The integrated professional's weakness mirrors her strength. Work that stays within conventions rarely opens new territory. This is why art worlds need mavericks who violate conventions deliberately, and why pure professionalization tends toward stagnation. The AI world will need integrated professionals to maintain quality standards — and will need others to test whether those standards should evolve.
Becker developed the typology across Art Worlds (1982) and subsequent essays, drawing on ethnographic observation across jazz, photography, and academic life. The categories were not intended as a hierarchy but as descriptive — different relationships to conventions, each with characteristic strengths and limitations.
The typology responded to what Becker saw as a false dichotomy in art-world discourse between conformists and rebels. The four-part scheme allowed for more nuanced analysis: conventions could be known and followed, known and violated, followed within a parallel convention-set, or not known at all.
Integrated professionals are the reliable backbone of any art world. Their conventional competence is what allows the world to function — communication, evaluation, coordination depend on shared standards.
In the AI world, conventional knowledge remains valuable. Domain expertise, editorial judgment, architectural taste — the capacities developed through long training — become more valuable as the tool handles the generation that once consumed effort.
Integrated professionalism requires active maintenance. Conventions evolve; professionals who refuse to update their conventions while continuing to follow them become obsolete, not by conventional standards but by the shift of the conventional field itself.
The typology is not hierarchical. Integrated professionals are not better than mavericks or naive artists; each type serves a different function in the ecology of creative production.
The AI world needs all four types. Dominated by professionals, it stagnates. Dominated by mavericks, it becomes incoherent. Dominated by naive artists, it produces abundance without quality.
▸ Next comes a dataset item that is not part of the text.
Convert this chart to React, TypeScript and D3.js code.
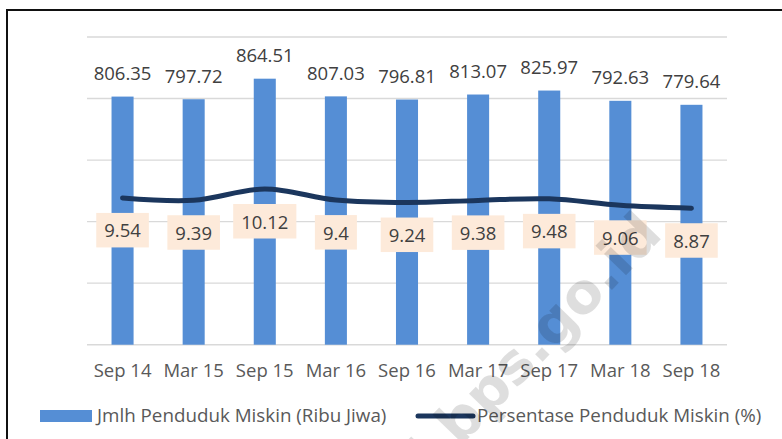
import React from "react";
import * as d3 from "d3";

const categories = ["Sep 14", "Mar 15", "Sep 15", "Mar 16", "Sep 16", "Mar 17", "Sep 17", "Mar 18", "Sep 18"];
const poorPeople = [806.35, 797.72, 864.51, 807.03, 796.81, 813.07, 825.97, 792.63, 779.64];
const poorPercent = [9.54, 9.39, 10.12, 9.4, 9.24, 9.38, 9.48, 9.06, 8.87];
const gridTicks = [0, 200, 400, 600, 800, 1000];
const legendBar = "Jmlh Penduduk Miskin (Ribu Jiwa)";
const legendLine = "Persentase Penduduk Miskin (%)";
const watermark = "sulsel.bps.go.id";

const W = 782;
const H = 439;
const FONT = "'Open Sans', sans-serif";
const FS = 18.5;

function textWidth(s: string, size: number) {
  const c = document.createElement("canvas").getContext("2d")!;
  c.font = `${size}px 'Open Sans'`;
  return c.measureText(s).width;
}

export default function App() {
  const x = d3.scaleBand<string>().domain(categories).range([87, 727]).paddingInner(0).paddingOuter(0);
  const y = d3.scaleLinear().domain([0, 1000]).range([344.7, 37]);
  const y2 = d3.scaleLinear().domain([0, 20]).range([344.7, 37]);
  const bw = x.bandwidth() * 0.31;
  const cx = (c: string) => (x(c) as number) + x.bandwidth() / 2;

  const line = d3
    .line<number>()
    .x((_, i) => cx(categories[i]))
    .y((d) => y2(d))
    .curve(d3.curveCatmullRom.alpha(0.5));

  return (
    <svg width={W} height={H} style={{ position: "absolute", left: 0, top: 0, background: "#fff" }} fontFamily={FONT}>
      <rect x={0} y={0} width={W} height={H} fill="#fff" />
      <rect x={7} y={10} width={W + 20} height={H + 20} fill="none" stroke="#111" strokeWidth={2} />
      {gridTicks.map((t) => (
        <line key={t} x1={87} x2={727} y1={y(t)} y2={y(t)} stroke="#D9D9D9" strokeWidth={1.4} />
      ))}
      {poorPeople.map((v, i) => (
        <rect
          key={categories[i]}
          x={cx(categories[i]) - bw / 2}
          y={y(v)}
          width={bw}
          height={y(0) - y(v)}
          fill="#558ED5"
        />
      ))}
      {poorPeople.map((v, i) => (
        <text key={"v" + i} x={cx(categories[i])} y={y(v) - 16.5} textAnchor="middle" fontSize={FS} fill="#404040">
          {v.toFixed(2)}
        </text>
      ))}
      <path d={line(poorPercent) || ""} fill="none" stroke="#1B365D" strokeWidth={5} strokeLinecap="round" strokeLinejoin="round" />
      {poorPercent.map((v, i) => {
        const s = String(v);
        const tw = textWidth(s, FS);
        const py = y2(v);
        return (
          <g key={"p" + i}>
            <rect x={cx(categories[i]) - tw / 2 - 8} y={py + 15} width={tw + 16} height={34.5} fill="#FDEADA" />
            <text x={cx(categories[i])} y={py + 39.5} textAnchor="middle" fontSize={FS} fill="#404040">
              {s}
            </text>
          </g>
        );
      })}
      {categories.map((c) => (
        <text key={"x" + c} x={cx(c)} y={377} textAnchor="middle" fontSize={FS} fill="#595959">
          {c}
        </text>
      ))}
      <rect x={40} y={410} width={52} height={12} fill="#558ED5" />
      <text x={97} y={421.7} fontSize={18.8} fill="#595959">
        {legendBar}
      </text>
      <line x1={418} x2={473} y1={416} y2={416} stroke="#1B365D" strokeWidth={5} strokeLinecap="round" />
      <text x={477} y={421.7} fontSize={18.8} fill="#595959">
        {legendLine}
      </text>
      <text
        x={0}
        y={0}
        transform="translate(664,236) rotate(-46)"
        textAnchor="end"
        fontSize={56}
        fontWeight="bold"
        fontFamily="'DejaVu Sans', sans-serif"
        fill="#000"
        fillOpacity={0.13}
      >
        {watermark}
      </text>
    </svg>
  );
}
Some scholars treat integrated professionals as conservative by definition — resistant to innovation, defenders of guild privilege. Becker's framework is more nuanced: integrated professionals can be innovative within conventions, and their conventional knowledge is what allows them to recognize which innovations are substantive and which are mere novelty. The relationship between professionalism and innovation is empirical rather than definitional.